In what has been described by industry experts as a new era for automated trading, smart investors and traders are increasingly embracing automated workflows and thereby revolutionizing their financial workplaces. Initially, larger firms were the first to realize the benefits of a streamlined automated workflow or document management system, however, middle scale and smaller companies are now catching up and learning about the improved efficiency and profitability that an automated system can bring to their business.
Document management is sometimes known as content or information management. Essentially, the system is a structured framework designed to encompass the kind of procedures and processes that organizations use for information gathering, information storage and information retrieval from day to day.
Automated workflows can be used in a number of different ways, including, for example, in a bid to create a consistent and positive client service experience. The operational efficiencies that can be achieved permit traders and investors to focus on growing their client base, which makes their business more sustainable and more profitable. As baby boomer retirement is creating a growth curve in personal finances, now is the time to act to avoid capacity constraints in future.
How document management systems work
Systemized workflows provide a high-quality service that makes it easier for firms to prepare their businesses for change and growth. Sometimes the concept of introducing automated workflows can seem daunting, especially for smaller companies, however, the nature of document management systems is that they can be introduced as a series of smaller steps until a framework is created that is scalable, sustainable and profitable.
There are five key aspects to an automated workflow system, the first of which is that the system has the capability to gather information that is relevant to the business, for example capturing market intelligence, details of the best prices and deepest liquidity pre-trade. As this is done automatically, it ensures that investors and traders are always able to act upon the latest available information, and they get an accurate holistic picture of the market in which they have an interest.
The second aspect of the document management system is the storage of the data so that it can be retrieved at any time and from a variety of different sources; it can be updated, shared and modified. As security of information is vital, the third important feature is that the system allows users to control who has access to their content and there are multi-level safeguards in place to ensure unauthorized parties cannot obtain or retrieve vital data, unless permission to do so is granted.
Integration is the core of the system
Perhaps the cleverest part of the document management system is its ability to integrate all the functions of a business in one single framework. This might mean, for example, linking the processes involved in how a prospective client is handled with the procedures for opening new accounts, financial planning, investment management and the organization of office inventories. Accounting software can be integrated into the system alongside other functions, such as enterprise resource planning (ERP) and human resources (HR) procedures.
Finally, the ease of access to all of the business information on which a trader or investor depends for decision-making is what makes automated workflows so attractive – everything is in one place and can be retrieved, according to permissions granted by managers and clients, and also, if desired, by remote workers. In addition, content or data can be linked so that related documents can be called up if required: highlighting a recent payment invoice number automatically links the user to the associated check, the agreement or contract if appropriate and all other relative information.
The accessibility of the automated workflow allows for useful post-trade analyses offering transparency and the potential to accurately assess risk management.

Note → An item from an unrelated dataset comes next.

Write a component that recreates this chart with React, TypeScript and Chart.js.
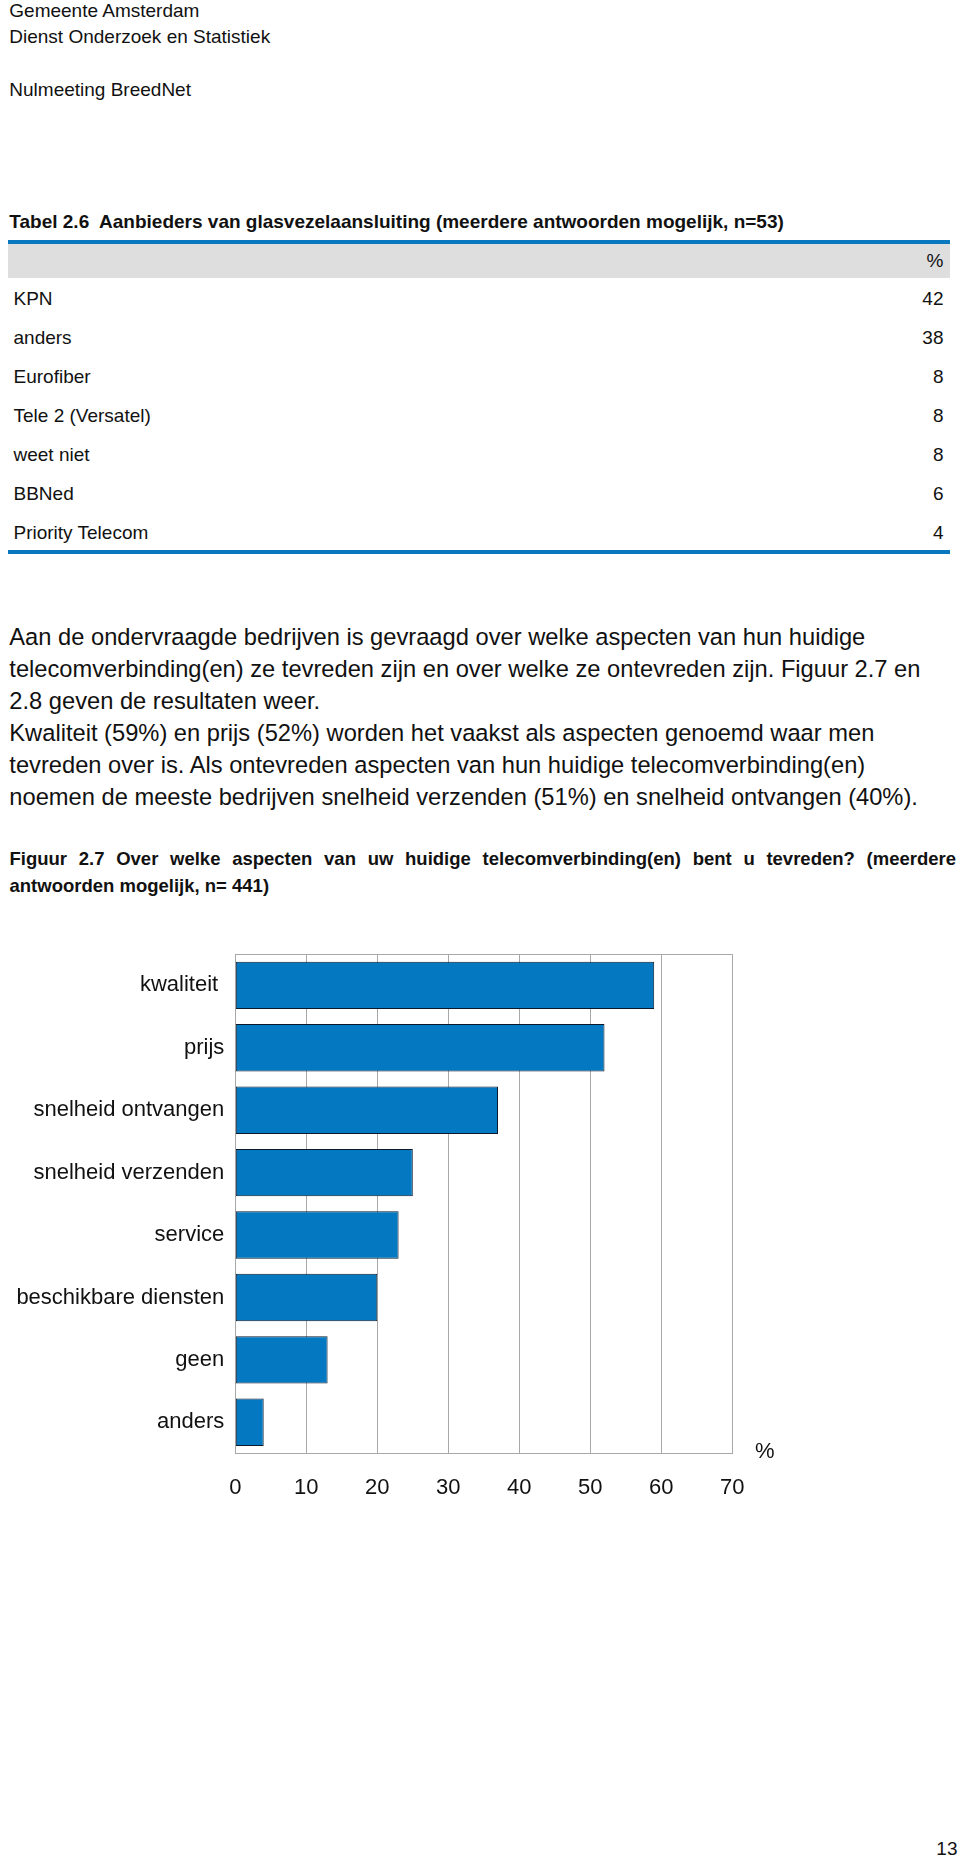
import React, { useEffect, useRef } from "react";
import { Chart, registerables } from "chart.js";

Chart.register(...registerables);

// ---------- data ----------
const headerLines = ["Gemeente Amsterdam", "Dienst Onderzoek en Statistiek"];
const reportTitle = "Nulmeeting BreedNet";
const tableTitle =
  "Tabel 2.6  Aanbieders van glasvezelaansluiting (meerdere antwoorden mogelijk, n=53)";
const tableUnit = "%";
const providers = [
  "KPN",
  "anders",
  "Eurofiber",
  "Tele 2 (Versatel)",
  "weet niet",
  "BBNed",
  "Priority Telecom",
];
const providerShares = [42, 38, 8, 8, 8, 6, 4];

const paragraphLines = [
  "Aan de ondervraagde bedrijven is gevraagd over welke aspecten van hun huidige",
  "telecomverbinding(en) ze tevreden zijn en over welke ze ontevreden zijn. Figuur 2.7 en",
  "2.8 geven de resultaten weer.",
  "Kwaliteit (59%) en prijs (52%) worden het vaakst als aspecten genoemd waar men",
  "tevreden over is. Als ontevreden aspecten van hun huidige telecomverbinding(en)",
  "noemen de meeste bedrijven snelheid verzenden (51%) en snelheid ontvangen (40%).",
];

const figureTitleLines = [
  "Figuur 2.7 Over welke aspecten van uw huidige telecomverbinding(en) bent u tevreden? (meerdere",
  "antwoorden mogelijk, n= 441)",
];

const aspects = [
  "kwaliteit ",
  "prijs",
  "snelheid ontvangen",
  "snelheid verzenden",
  "service",
  "beschikbare diensten",
  "geen",
  "anders",
];
const aspectShares = [59, 52, 37, 25, 23, 20, 13, 4];
const xTickValues = [0, 10, 20, 30, 40, 50, 60, 70];
const axisUnit = "%";
const pageNumber = "13";

// ---------- styling ----------
const FONT = '"Liberation Sans", Arial, Helvetica, sans-serif';
const BLUE = "#0a78bf";
const BAR = "#0478c0";
const GRID = "#a8a8a8";

type TProps = {
  text: string;
  cy: number;
  fs: number;
  left?: number;
  right?: number;
  bold?: boolean;
};

function T({ text, cy, fs, left, right, bold }: TProps) {
  const style: React.CSSProperties = {
    position: "absolute",
    top: cy - 0.5 * fs,
    fontSize: fs,
    lineHeight: `${fs}px`,
    fontFamily: FONT,
    fontWeight: bold ? "bold" : "normal",
    whiteSpace: "pre",
    color: "#111",
  };
  if (left !== undefined) style.left = left;
  if (right !== undefined) {
    style.right = 960 - right;
    style.textAlign = "right";
  }
  return <div style={style}>{text}</div>;
}

function BarChart() {
  const ref = useRef<HTMLCanvasElement | null>(null);
  useEffect(() => {
    if (!ref.current) return;
    const topBorder = {
      id: "topBorder",
      afterDatasetsDraw(chart: any) {
        const { ctx, chartArea } = chart;
        ctx.save();
        ctx.strokeStyle = GRID;
        ctx.lineWidth = 1;
        const y = Math.round(chartArea.top) + 0.5;
        ctx.beginPath();
        ctx.moveTo(chartArea.left, y);
        ctx.lineTo(chartArea.right, y);
        ctx.stroke();
        ctx.restore();
      },
    };
    const chart = new Chart(ref.current, {
      type: "bar",
      data: {
        labels: aspects,
        datasets: [
          {
            data: aspectShares,
            backgroundColor: BAR,
            borderColor: "#0b1a2a",
            borderWidth: 1,
            borderSkipped: false,
            categoryPercentage: 0.76,
            barPercentage: 1,
          },
        ],
      },
      options: {
        indexAxis: "y",
        animation: false,
        responsive: false,
        maintainAspectRatio: false,
        devicePixelRatio: 1,
        layout: { padding: { top: 24, right: 67.7, left: 0, bottom: 0 } },
        plugins: {
          legend: { display: false },
          tooltip: { enabled: false },
          title: { display: false },
        },
        scales: {
          x: {
            min: 0,
            max: 70,
            afterBuildTicks: (s: any) => {
              s.ticks = xTickValues.map((v) => ({ value: v }));
            },
            afterFit: (s: any) => {
              s.height = 66.5;
            },
            grid: { color: GRID, lineWidth: 1, drawTicks: false },
            border: { display: true, color: GRID, width: 1 },
            ticks: {
              color: "#111",
              padding: 21.6,
              font: { family: FONT, size: 22 },
              maxRotation: 0,
            },
          },
          y: {
            afterFit: (s: any) => {
              s.width = 235.3;
            },
            grid: { display: false, drawTicks: false },
            border: { display: true, color: GRID, width: 1 },
            ticks: {
              color: "#111",
              padding: 11,
              font: { family: FONT, size: 22 },
            },
          },
        },
      },
      plugins: [topBorder],
    });
    return () => chart.destroy();
  }, []);
  return (
    <canvas
      ref={ref}
      width={800}
      height={590}
      style={{ position: "absolute", left: 0, top: 930, width: 800, height: 590 }}
    />
  );
}

export default function App() {
  const rowCy = providers.map((_, i) => 298.5 + i * 39);
  return (
    <div
      style={{
        position: "absolute",
        left: 0,
        top: 0,
        width: 960,
        height: 1863,
        background: "#fff",
        overflow: "hidden",
      }}
    >
      <T text={headerLines[0]} cy={10.3} fs={19} left={9.3} />
      <T text={headerLines[1]} cy={36} fs={19} left={9.3} />
      <T text={reportTitle} cy={89} fs={19} left={9.3} />

      <T text={tableTitle} cy={221.7} fs={19} left={9.3} bold />
      <div style={{ position: "absolute", left: 8, top: 240, width: 942, height: 3.5, background: BLUE }} />
      <div style={{ position: "absolute", left: 8, top: 243.5, width: 942, height: 34.8, background: "#dedede" }} />
      <T text={tableUnit} cy={260} fs={19} right={943.5} />
      {providers.map((p, i) => (
        <React.Fragment key={p}>
          <T text={p} cy={rowCy[i]} fs={19} left={13.5} />
          <T text={String(providerShares[i])} cy={rowCy[i]} fs={19} right={943.5} />
        </React.Fragment>
      ))}
      <div style={{ position: "absolute", left: 8, top: 550, width: 942, height: 3.5, background: BLUE }} />

      {paragraphLines.map((l, i) => (
        <T key={i} text={l} cy={637.7 + i * 32.1} fs={23.7} left={9.3} />
      ))}

      <div
        style={{
          position: "absolute",
          left: 9.5,
          top: 859 - 0.5 * 18.5,
          width: 946.5,
          fontSize: 18.5,
          lineHeight: "18.5px",
          fontFamily: FONT,
          fontWeight: "bold",
          textAlign: "justify",
          textAlignLast: "justify",
          color: "#111",
          whiteSpace: "normal",
        }}
      >
        {figureTitleLines[0]}
      </div>
      <T text={figureTitleLines[1]} cy={886} fs={18.5} left={9.5} bold />

      <BarChart />
      <T text={axisUnit} cy={1451} fs={22} left={764 - 9} />

      <T text={pageNumber} cy={1848} fs={19} right={957.5} />
    </div>
  );
}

There are going to be major changes in the financial sector, including regulatory changes, demographic changes as baby boomers move into retirement and technological changes, such as the impressive speed with which new document management systems are advancing. How traders and investors respond, whether they are small or large companies, will determine their level of success during the upcoming decade or so.
Industry experts are convinced that it is imperative for firms to develop a flexible, efficient and eminently scalable infrastructure in order to ensure that operating systems can respond to change and therefore capitalize on any opportunities that arise. Investors and traders who ignore these trends or find themselves unable to adapt to the changes in the financial environment are likely to lose out.